忘れた

立川談志は落語は「人間の業の肯定だ」と言っていた事を聞いて安心したのを覚えている。

俺はブラックな笑いが好きで性格が悪いんだなぁと思えるし、態度が大きく声も大きい。空気が読めずに時に人を傷つけてしまう事もあるし、そんな事が無かったかもしれないのに勘違いをしてバタバタする事もあるし、そそっかしい。
それでいて、傷つきやすく常に人の存在を確かめたい。人とぶつかり合いながら上手く生きれない自分に怒りを覚える。

なので、談志のこの言葉と落語という表現がこの世に存在していることに、自分という変人がいる事がこの世の中に存在していても良いという事が落語表現が存在し文化となっているという歴史を鑑みれば、こんな救いの言葉はない。


今日は近所の寺でお祭りがあり、かなり近い距離で花火を見た。
あまりの美しさに胸が高ぶった。
花火は人間の心の新陳代謝を促してくれる。

時に人間の持つ「忘れる」という自然治癒能力を忘れてはいないだろうか。忘れるという事はネガティブな様な言葉だけど、はっきりとした自然治癒能力だと思う。

それを忘れてはいけない。どこかで僕らは待つ事を知らないと。僕らは忘れてしまうから次に進めるんだ。

花火も何回も何回も見てるけど一年に一度、下手したら何年も見ない事もある。
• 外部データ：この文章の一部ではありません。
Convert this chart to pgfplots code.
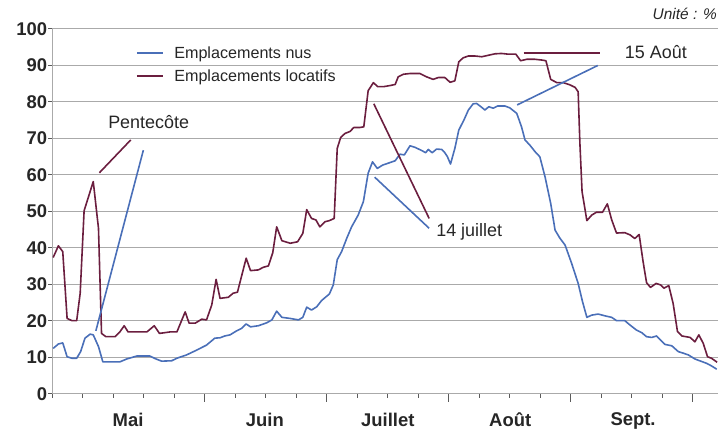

その度に初めて見た時の様な感動がある。

僕らは忘れる。
だから、何回も同じ事で後悔したり、自責の念に囚われるけど、その反面初めて触れる感動もある。

僕はこの「忘れる」という自然治癒能力を信じたい。

そして、最後に矛盾を覚悟で人間は忘れない生き物だ。
忘れない人間の業も含めて信じている。